One thing a site can do is put a <link> tag in the head section of 
the web pages.  We do it on Syndic8.com for our feeds.  We even do it 
on the per-feed info pages, using each feed's own RSS URL.  Many 
sites do it on theirs as well (mine on ideaspace.net do it also)

Here's the format:

<link rel="alternate" type="application/rss+xml" title="RSS" 
href="http://example.com/rssfile.xml"; >

Obviously, you should change the 'href' attribute value to the URL of 
your RSS feed.  The type attribute is the same regardless of RSS 
version being used.  

Many bookmarklets, RSS readers, browser helpers and other tools 
understand how to look for this link tag metadata.  This in addition 
to using the xml button (in all it's wonderful variations...)
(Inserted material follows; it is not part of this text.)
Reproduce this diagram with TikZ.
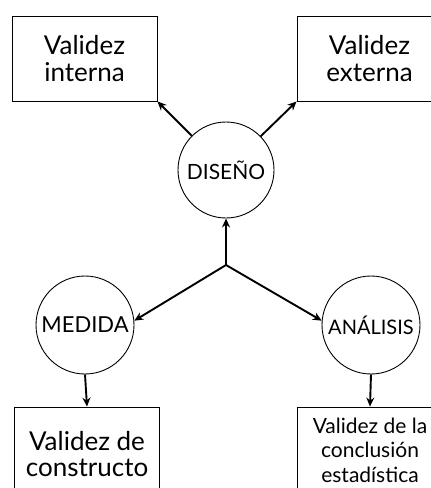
\documentclass[tikz,border=0pt]{standalone}
\usepackage{fontspec}
\setmainfont{Lato}
\usepackage{tikz}
\usetikzlibrary{arrows.meta}

\tikzset{
    caja/.style={draw, line width=.9pt, minimum width=145pt, align=center, font=\fontsize{26}{27}\selectfont},
    circulo/.style={draw, circle, line width=.9pt, inner sep=0pt, minimum size=98pt, font=\fontsize{22}{24}\selectfont},
    flecha/.style={line width=1.9pt, -{Stealth[length=9pt, width=8pt]}}
}

\begin{document}
\begin{tikzpicture}[x=1pt, y=-1pt]
    \useasboundingbox (0,0) rectangle (431,488);
    \clip (0,0) rectangle (431,488);
    \node[caja, minimum height=85pt] (interna) at (84.5,58.5) {Validez\\interna};
    \node[caja, minimum height=85pt] (externa) at (369.5,58.5) {Validez\\externa};
    \node[circulo, minimum size=96pt, font=\fontsize{21}{24}\selectfont] (diseno) at (226,170) {DISEÑO};
    \node[circulo] (medida) at (85,325) {MEDIDA};
    \node[circulo, font=\fontsize{20}{24}\selectfont] (analisis) at (371,325) {ANÁLISIS};
    \node[caja, minimum height=95pt, font=\fontsize{26}{26}\selectfont] (constructo) at (87,454.5) {Validez de\\constructo};
    \node[caja, minimum height=86pt, font=\fontsize{21}{24.5}\selectfont] (conclusion) at (370,450) {Validez de la\\conclusión\\estadística};
    \coordinate (cruce) at (226,265);
    \draw[flecha] (diseno) -- (interna.south east);
    \draw[flecha] (diseno) -- (externa.south west);
    \draw[flecha] (cruce) -- (diseno.south);
    \draw[flecha] (cruce) -- (medida.5);
    \draw[flecha] (cruce) -- (analisis.175);
    \draw[flecha] (medida.south) -- (constructo.north);
    \draw[flecha] (analisis.south) -- (conclusion.north);
\end{tikzpicture}
\end{document}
Since there are so many different ways an RSS feed can be generated 
it's unreasonable to expect anything to be able to use a fixed 
filename or path to find one.  To poke around looking for these, let 
alone on a spidering or scheduled basis, is a waste of time AND 
bandwidth.  The link tag gives them a quick and easy way to 
immediately find your RSS feed(s).

Add the <link> tag to your page <head> section today!

-Bill Kearney

--- In syndication@yahoogroups.com, Julian Bond <julian_bond@v...> 
wrote:
> Dave Winer <dave@u...> wrote:
> >Another new feed just showed up -- from Fawcette.
> >http://www.fawcette.com/rss.xml
> >Updated twice a day.
> 
> Once the evangelism has succeeded and these relatively mainstream 
sites 
> start to produce RSS, as well as thanking them, it would be good to 
> point out that there's no link to the RSS on their pages. And no 
link in 
> the page source either.
> 
> It's quite frustrating to know that it's there somewhere but not be 
able 
> to guess the filename.
> 
> Of course, this applies to an awful lot of amateur sites as well.